Often in Brill publications a few words in a non-Latin script are used in an English- or other language sentence. In this case, the language and script information should only be assigned to these few words and not to the complete element. For this situation, the element <styled-content> should be used(See https://jats.nlm.nih.gov/publishing/tag-library/1.2/element/styled-content.html) . The @xml:lang can be assigned to the <styled-content> element, for example:

  1. … instead of <styled-content xml:lang="mid-Mand">&#x0848;&#x0840;&#x0841;&#x0845;&#x0855;&#x0840;</styled-content> &#x1E6D;abuta … For a word in Mandaic in a sentence. Note that the Mandaic characters are coded using their Unicode values.
  2. … themselves “<styled-content xml:lang="txg-Tang">&#x18736;&#x17D32;&#x170A7;</styled-content>” [tha dźjwij lhji.j] — the “State of Great Xia”… For a word in Tangut.
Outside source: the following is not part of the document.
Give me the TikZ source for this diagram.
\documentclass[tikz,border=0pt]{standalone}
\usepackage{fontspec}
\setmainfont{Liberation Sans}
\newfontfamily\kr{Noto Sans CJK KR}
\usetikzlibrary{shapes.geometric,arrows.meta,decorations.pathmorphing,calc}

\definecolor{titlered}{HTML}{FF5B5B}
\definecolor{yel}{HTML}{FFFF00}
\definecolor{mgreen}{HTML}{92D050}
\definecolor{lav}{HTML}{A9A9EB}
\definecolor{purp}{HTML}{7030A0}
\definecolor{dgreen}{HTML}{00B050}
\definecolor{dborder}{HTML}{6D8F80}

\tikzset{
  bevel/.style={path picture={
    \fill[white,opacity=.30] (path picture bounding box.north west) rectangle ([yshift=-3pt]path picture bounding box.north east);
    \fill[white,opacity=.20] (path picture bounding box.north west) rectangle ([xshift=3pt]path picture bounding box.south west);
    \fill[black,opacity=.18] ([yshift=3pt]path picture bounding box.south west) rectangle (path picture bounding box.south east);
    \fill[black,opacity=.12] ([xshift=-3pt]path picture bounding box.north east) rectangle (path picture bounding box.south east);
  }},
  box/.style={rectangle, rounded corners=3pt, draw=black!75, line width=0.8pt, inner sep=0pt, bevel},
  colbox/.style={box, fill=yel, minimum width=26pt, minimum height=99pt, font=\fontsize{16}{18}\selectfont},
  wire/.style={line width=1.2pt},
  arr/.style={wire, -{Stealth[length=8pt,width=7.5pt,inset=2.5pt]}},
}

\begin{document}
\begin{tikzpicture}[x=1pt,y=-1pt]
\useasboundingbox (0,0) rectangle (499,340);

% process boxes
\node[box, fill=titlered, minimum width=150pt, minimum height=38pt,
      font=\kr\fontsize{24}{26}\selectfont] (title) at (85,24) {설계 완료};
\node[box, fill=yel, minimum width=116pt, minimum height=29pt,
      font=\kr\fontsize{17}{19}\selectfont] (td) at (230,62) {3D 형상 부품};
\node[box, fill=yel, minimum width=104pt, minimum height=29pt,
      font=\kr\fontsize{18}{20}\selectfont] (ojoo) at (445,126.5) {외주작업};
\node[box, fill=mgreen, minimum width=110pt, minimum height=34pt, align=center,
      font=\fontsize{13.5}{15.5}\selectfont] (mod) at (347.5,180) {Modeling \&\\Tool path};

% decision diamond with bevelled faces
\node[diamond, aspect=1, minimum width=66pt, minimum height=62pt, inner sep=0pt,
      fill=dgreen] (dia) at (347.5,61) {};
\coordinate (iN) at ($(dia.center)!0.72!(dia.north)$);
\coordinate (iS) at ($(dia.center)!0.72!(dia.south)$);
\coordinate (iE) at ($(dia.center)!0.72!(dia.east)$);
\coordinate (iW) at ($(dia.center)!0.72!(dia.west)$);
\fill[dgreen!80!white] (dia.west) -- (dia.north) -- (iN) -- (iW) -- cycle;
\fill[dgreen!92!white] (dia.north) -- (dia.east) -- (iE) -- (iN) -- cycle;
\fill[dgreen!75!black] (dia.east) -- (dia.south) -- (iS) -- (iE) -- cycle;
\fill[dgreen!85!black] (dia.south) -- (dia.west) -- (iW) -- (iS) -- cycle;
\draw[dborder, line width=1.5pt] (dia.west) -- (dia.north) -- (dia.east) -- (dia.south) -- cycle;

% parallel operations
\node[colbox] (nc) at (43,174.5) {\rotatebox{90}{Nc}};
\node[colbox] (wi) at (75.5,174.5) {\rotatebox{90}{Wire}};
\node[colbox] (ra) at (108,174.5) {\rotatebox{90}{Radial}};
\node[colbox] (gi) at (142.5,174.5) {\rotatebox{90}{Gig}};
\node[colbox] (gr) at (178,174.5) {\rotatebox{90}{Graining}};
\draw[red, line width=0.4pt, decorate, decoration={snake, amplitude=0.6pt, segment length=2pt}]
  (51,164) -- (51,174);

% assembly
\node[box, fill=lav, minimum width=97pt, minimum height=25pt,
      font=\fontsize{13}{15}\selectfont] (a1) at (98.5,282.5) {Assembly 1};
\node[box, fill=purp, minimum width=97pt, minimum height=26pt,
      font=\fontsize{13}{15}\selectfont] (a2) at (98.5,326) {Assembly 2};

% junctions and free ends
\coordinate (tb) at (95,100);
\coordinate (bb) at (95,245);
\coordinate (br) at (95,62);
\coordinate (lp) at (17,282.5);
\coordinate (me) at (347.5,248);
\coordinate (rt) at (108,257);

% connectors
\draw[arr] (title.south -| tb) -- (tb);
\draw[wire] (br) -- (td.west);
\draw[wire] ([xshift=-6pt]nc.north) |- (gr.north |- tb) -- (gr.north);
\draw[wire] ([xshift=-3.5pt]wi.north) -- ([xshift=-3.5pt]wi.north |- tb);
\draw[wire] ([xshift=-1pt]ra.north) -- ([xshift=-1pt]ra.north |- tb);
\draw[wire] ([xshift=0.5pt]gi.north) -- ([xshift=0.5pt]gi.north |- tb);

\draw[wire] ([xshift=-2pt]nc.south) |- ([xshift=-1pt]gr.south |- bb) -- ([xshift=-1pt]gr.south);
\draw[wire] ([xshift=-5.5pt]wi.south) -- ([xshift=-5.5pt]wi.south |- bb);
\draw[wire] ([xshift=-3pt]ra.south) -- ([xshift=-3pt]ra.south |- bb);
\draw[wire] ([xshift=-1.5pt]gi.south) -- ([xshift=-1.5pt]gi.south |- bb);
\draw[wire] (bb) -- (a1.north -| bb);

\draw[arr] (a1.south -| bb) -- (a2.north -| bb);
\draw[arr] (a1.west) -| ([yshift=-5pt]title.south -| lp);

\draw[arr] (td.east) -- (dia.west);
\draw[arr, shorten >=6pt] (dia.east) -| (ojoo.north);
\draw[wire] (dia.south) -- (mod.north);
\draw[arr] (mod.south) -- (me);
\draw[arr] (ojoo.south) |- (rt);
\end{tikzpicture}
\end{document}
Here also, the characters are coded using their Unicode values to avoid squares if a font to display the values in the xml-editor is not available.
  3. … sage (<styled-content xml:lang="he-Hebr">&#x05DC;&#x05DE;&#x05E9;&#x05DB;&#x05D9;&#x05DC;</styled-content>) to instruct … For a word in Hebrew.
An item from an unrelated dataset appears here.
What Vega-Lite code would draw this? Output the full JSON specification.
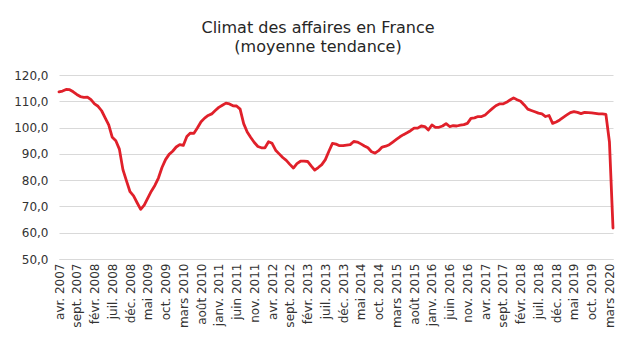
{
  "$schema": "https://vega.github.io/schema/vega-lite/v6.json",
  "autosize": "none",
  "width": 554,
  "height": 184,
  "padding": {"left": 59, "top": 75, "right": 25, "bottom": 92},
  "background": "white",
  "title": {
    "text": ["Climat des affaires en France", "(moyenne tendance)"],
    "font": "DejaVu Sans",
    "fontSize": 16,
    "fontWeight": "normal",
    "color": "#262626",
    "lineHeight": 19,
    "offset": 14,
    "anchor": "middle",
    "dx": -18
  },
  "data": {
    "values": [
      {"m": "avr. 2007", "v": 113.6}, {"m": "mai 2007", "v": 113.9}, {"m": "juin 2007", "v": 114.5}, {"m": "juil. 2007", "v": 114.4}, {"m": "août 2007", "v": 113.6},
      {"m": "sept. 2007", "v": 112.6}, {"m": "oct. 2007", "v": 111.8}, {"m": "nov. 2007", "v": 111.5}, {"m": "déc. 2007", "v": 111.6}, {"m": "janv. 2008", "v": 110.6},
      {"m": "févr. 2008", "v": 109.0}, {"m": "mars 2008", "v": 108.1}, {"m": "avr. 2008", "v": 106.4}, {"m": "mai 2008", "v": 103.7}, {"m": "juin 2008", "v": 101.0},
      {"m": "juil. 2008", "v": 96.3}, {"m": "août 2008", "v": 95.0}, {"m": "sept. 2008", "v": 91.8}, {"m": "oct. 2008", "v": 84.0}, {"m": "nov. 2008", "v": 79.7},
      {"m": "déc. 2008", "v": 75.6}, {"m": "janv. 2009", "v": 74.0}, {"m": "févr. 2009", "v": 71.4}, {"m": "mars 2009", "v": 68.9}, {"m": "avr. 2009", "v": 70.5},
      {"m": "mai 2009", "v": 73.2}, {"m": "juin 2009", "v": 75.8}, {"m": "juil. 2009", "v": 78.0}, {"m": "août 2009", "v": 80.8}, {"m": "sept. 2009", "v": 84.8},
      {"m": "oct. 2009", "v": 87.8}, {"m": "nov. 2009", "v": 89.8}, {"m": "déc. 2009", "v": 91.0}, {"m": "janv. 2010", "v": 92.6}, {"m": "févr. 2010", "v": 93.5},
      {"m": "mars 2010", "v": 93.2}, {"m": "avr. 2010", "v": 96.6}, {"m": "mai 2010", "v": 97.9}, {"m": "juin 2010", "v": 97.8}, {"m": "juil. 2010", "v": 99.9},
      {"m": "août 2010", "v": 102.2}, {"m": "sept. 2010", "v": 103.6}, {"m": "oct. 2010", "v": 104.6}, {"m": "nov. 2010", "v": 105.2}, {"m": "déc. 2010", "v": 106.5},
      {"m": "janv. 2011", "v": 107.7}, {"m": "févr. 2011", "v": 108.5}, {"m": "mars 2011", "v": 109.3}, {"m": "avr. 2011", "v": 109.0}, {"m": "mai 2011", "v": 108.3},
      {"m": "juin 2011", "v": 108.2}, {"m": "juil. 2011", "v": 107.0}, {"m": "août 2011", "v": 101.5}, {"m": "sept. 2011", "v": 98.3}, {"m": "oct. 2011", "v": 96.2},
      {"m": "nov. 2011", "v": 94.3}, {"m": "déc. 2011", "v": 92.8}, {"m": "janv. 2012", "v": 92.3}, {"m": "févr. 2012", "v": 92.3}, {"m": "mars 2012", "v": 94.6},
      {"m": "avr. 2012", "v": 94.0}, {"m": "mai 2012", "v": 91.4}, {"m": "juin 2012", "v": 90.0}, {"m": "juil. 2012", "v": 88.6}, {"m": "août 2012", "v": 87.5},
      {"m": "sept. 2012", "v": 86.0}, {"m": "oct. 2012", "v": 84.6}, {"m": "nov. 2012", "v": 86.3}, {"m": "déc. 2012", "v": 87.2}, {"m": "janv. 2013", "v": 87.2},
      {"m": "févr. 2013", "v": 87.1}, {"m": "mars 2013", "v": 85.4}, {"m": "avr. 2013", "v": 83.8}, {"m": "mai 2013", "v": 84.8}, {"m": "juin 2013", "v": 85.9},
      {"m": "juil. 2013", "v": 87.8}, {"m": "août 2013", "v": 91.0}, {"m": "sept. 2013", "v": 94.0}, {"m": "oct. 2013", "v": 93.7}, {"m": "nov. 2013", "v": 93.1},
      {"m": "déc. 2013", "v": 93.1}, {"m": "janv. 2014", "v": 93.3}, {"m": "févr. 2014", "v": 93.5}, {"m": "mars 2014", "v": 94.7}, {"m": "avr. 2014", "v": 94.5},
      {"m": "mai 2014", "v": 93.8}, {"m": "juin 2014", "v": 93.0}, {"m": "juil. 2014", "v": 92.3}, {"m": "août 2014", "v": 90.8}, {"m": "sept. 2014", "v": 90.3},
      {"m": "oct. 2014", "v": 91.2}, {"m": "nov. 2014", "v": 92.6}, {"m": "déc. 2014", "v": 92.9}, {"m": "janv. 2015", "v": 93.5}, {"m": "févr. 2015", "v": 94.5},
      {"m": "mars 2015", "v": 95.5}, {"m": "avr. 2015", "v": 96.5}, {"m": "mai 2015", "v": 97.3}, {"m": "juin 2015", "v": 98.0}, {"m": "juil. 2015", "v": 98.8},
      {"m": "août 2015", "v": 99.8}, {"m": "sept. 2015", "v": 99.8}, {"m": "oct. 2015", "v": 100.6}, {"m": "nov. 2015", "v": 100.4}, {"m": "déc. 2015", "v": 99.1},
      {"m": "janv. 2016", "v": 101.0}, {"m": "févr. 2016", "v": 100.1}, {"m": "mars 2016", "v": 100.1}, {"m": "avr. 2016", "v": 100.6}, {"m": "mai 2016", "v": 101.5},
      {"m": "juin 2016", "v": 100.4}, {"m": "juil. 2016", "v": 100.7}, {"m": "août 2016", "v": 100.6}, {"m": "sept. 2016", "v": 100.9}, {"m": "oct. 2016", "v": 101.1},
      {"m": "nov. 2016", "v": 101.6}, {"m": "déc. 2016", "v": 103.5}, {"m": "janv. 2017", "v": 103.7}, {"m": "févr. 2017", "v": 104.2}, {"m": "mars 2017", "v": 104.2},
      {"m": "avr. 2017", "v": 104.8}, {"m": "mai 2017", "v": 106.0}, {"m": "juin 2017", "v": 107.2}, {"m": "juil. 2017", "v": 108.3}, {"m": "août 2017", "v": 109.0},
      {"m": "sept. 2017", "v": 109.0}, {"m": "oct. 2017", "v": 109.6}, {"m": "nov. 2017", "v": 110.5}, {"m": "déc. 2017", "v": 111.3}, {"m": "janv. 2018", "v": 110.6},
      {"m": "févr. 2018", "v": 110.0}, {"m": "mars 2018", "v": 108.6}, {"m": "avr. 2018", "v": 107.0}, {"m": "mai 2018", "v": 106.5}, {"m": "juin 2018", "v": 106.0},
      {"m": "juil. 2018", "v": 105.5}, {"m": "août 2018", "v": 105.2}, {"m": "sept. 2018", "v": 104.2}, {"m": "oct. 2018", "v": 104.6}, {"m": "nov. 2018", "v": 101.6},
      {"m": "déc. 2018", "v": 102.1}, {"m": "janv. 2019", "v": 102.9}, {"m": "févr. 2019", "v": 103.9}, {"m": "mars 2019", "v": 104.8}, {"m": "avr. 2019", "v": 105.7},
      {"m": "mai 2019", "v": 106.1}, {"m": "juin 2019", "v": 105.8}, {"m": "juil. 2019", "v": 105.3}, {"m": "août 2019", "v": 105.8}, {"m": "sept. 2019", "v": 105.7},
      {"m": "oct. 2019", "v": 105.6}, {"m": "nov. 2019", "v": 105.4}, {"m": "déc. 2019", "v": 105.2}, {"m": "janv. 2020", "v": 105.2}, {"m": "févr. 2020", "v": 105.0},
      {"m": "mars 2020", "v": 94.5}, {"m": "avr. 2020", "v": 61.8}
    ]
  },
  "mark": {"type": "line", "color": "#E0202A", "strokeWidth": 2.8, "strokeJoin": "round", "strokeCap": "round"},
  "encoding": {
    "x": {
      "field": "m",
      "type": "ordinal",
      "sort": null,
      "scale": {"type": "point", "padding": 0},
      "axis": {
        "title": null,
        "values": ["avr. 2007", "sept. 2007", "févr. 2008", "juil. 2008", "déc. 2008", "mai 2009", "oct. 2009", "mars 2010", "août 2010", "janv. 2011", "juin 2011", "nov. 2011", "avr. 2012", "sept. 2012", "févr. 2013", "juil. 2013", "déc. 2013", "mai 2014", "oct. 2014", "mars 2015", "août 2015", "janv. 2016", "juin 2016", "nov. 2016", "avr. 2017", "sept. 2017", "févr. 2018", "juil. 2018", "déc. 2018", "mai 2019", "oct. 2019", "mars 2020"],
        "labelAngle": -90,
        "labelAlign": "right",
        "labelBaseline": "middle",
        "labelFont": "DejaVu Sans",
        "labelFontSize": 12,
        "labelColor": "#333333",
        "labelPadding": 4,
        "labelOverlap": false,
        "ticks": false,
        "domain": true,
        "domainColor": "#d9d9d9",
        "grid": false
      }
    },
    "y": {
      "field": "v",
      "type": "quantitative",
      "scale": {"domain": [50, 120], "nice": false, "zero": false},
      "axis": {
        "title": null,
        "values": [50, 60, 70, 80, 90, 100, 110, 120],
        "labelExpr": "replace(format(datum.value, '.1f'), '.', ',')",
        "labelFont": "DejaVu Sans",
        "labelFontSize": 12,
        "labelColor": "#333333",
        "labelPadding": 11,
        "ticks": false,
        "domain": false,
        "grid": true,
        "gridColor": "#d9d9d9",
        "gridWidth": 1
      }
    }
  },
  "config": {
    "view": {"stroke": null}
  }
}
Overview of supported languages / scripts / web fonts

The following table gives an overview of the non-Latin scripts of which we know that they are used in Brill publications. For most of these we have web fonts available, including the instruction for size in relation to the Brill typeface. Please note that because Brill uses language-script tags exclusively to trigger web fonts at this time, language tags may be artificial, as in the case of Aramaic text written in the ‘Hebrew’ square script: in order to simplify the tagging, such text is tagged as ‘he-Hebr’, even though the language tag ‘he’ does not apply to Aramaic, which was and is a language distinct from Hebrew.

no.

Script name 

Language code(s) 

Script code 

001

Latin 

(many) 

Latn

002

Greek 

el 

Grek

003

Cyrillic 

(many) 

Cyrl

004

Old Slavic 

cu

Cyrs

005

Hebrew 

he

Hebr

006

Paleo-Hebrew 

hbo

Phnx

007

Aramaic (biblical) 

he (there is no ‘general’ Aramaic language tag)

Hebr

008

Aramaic (imperial) 

arc

Armi

009

Syriac Estrangelo 

syr

Syre

010

Syriac Serto 

syr

Syrj

011

Arabic 

ar

Arab

012

Armenian 

hy

Armn

013

Coptic

cop

Copt

014

Gəʿəz (Ethiopian)

gez

Ethi

015

Georgian (Mkhedruli, Mtavruli, Khutsuri)

ka

Geor

016

Gothic

got

Goth

017

Samaritan

smp

Samr

018

Syriac, East

syr

Syrn

019

Glagolitic

(for future use; no language tag yet)

Glag

020

Old Turkic

otk

Orkh

021

Devanagari

sa

Deva

022

Tibetan

bo

Tibt

023

Chinese (simplified)

(for future use; no web font in use yet)

Hans

024

Chinese (traditional)

(for future use; no web font in use yet)

Hant

025

Japanese

ja (for future use; no web font in use yet)

Jpan

026

Lisu

lis

Lisu

027

Cypriot syllabary

grc

Cprt

028

Georgian (Asomtavruli)

ka

Geok

029

Logic and mathematics

und

Zmth

030

Tangut

txg

Tang

031

Mandaic

mid

Mand

032

Sindhi

sd

Arab

033

Egyptian hieroglyphs

egy

Egyp

034

Manichaean

xmn

Mani

035

Avestan

ae

Avst

036

Epichoric Greek (archaic local Greek scripts)

grc

Grek-epi

037

Linear B (Mycenaean Greek)

gmy

Linb

038

Uyghur in Arabic script

ug

Arab

039

Persian

fa

Arab

brill.com

At brill.com the xml:lang attribute and <styled-content> element is converted to the corresponding html encoding. Furthermore, the CSS includes the declarations of web fonts used. Web font packages for the scripts listed in the table above are available and will thus ensure a proper display of the characters in html, similar to the pdf-format.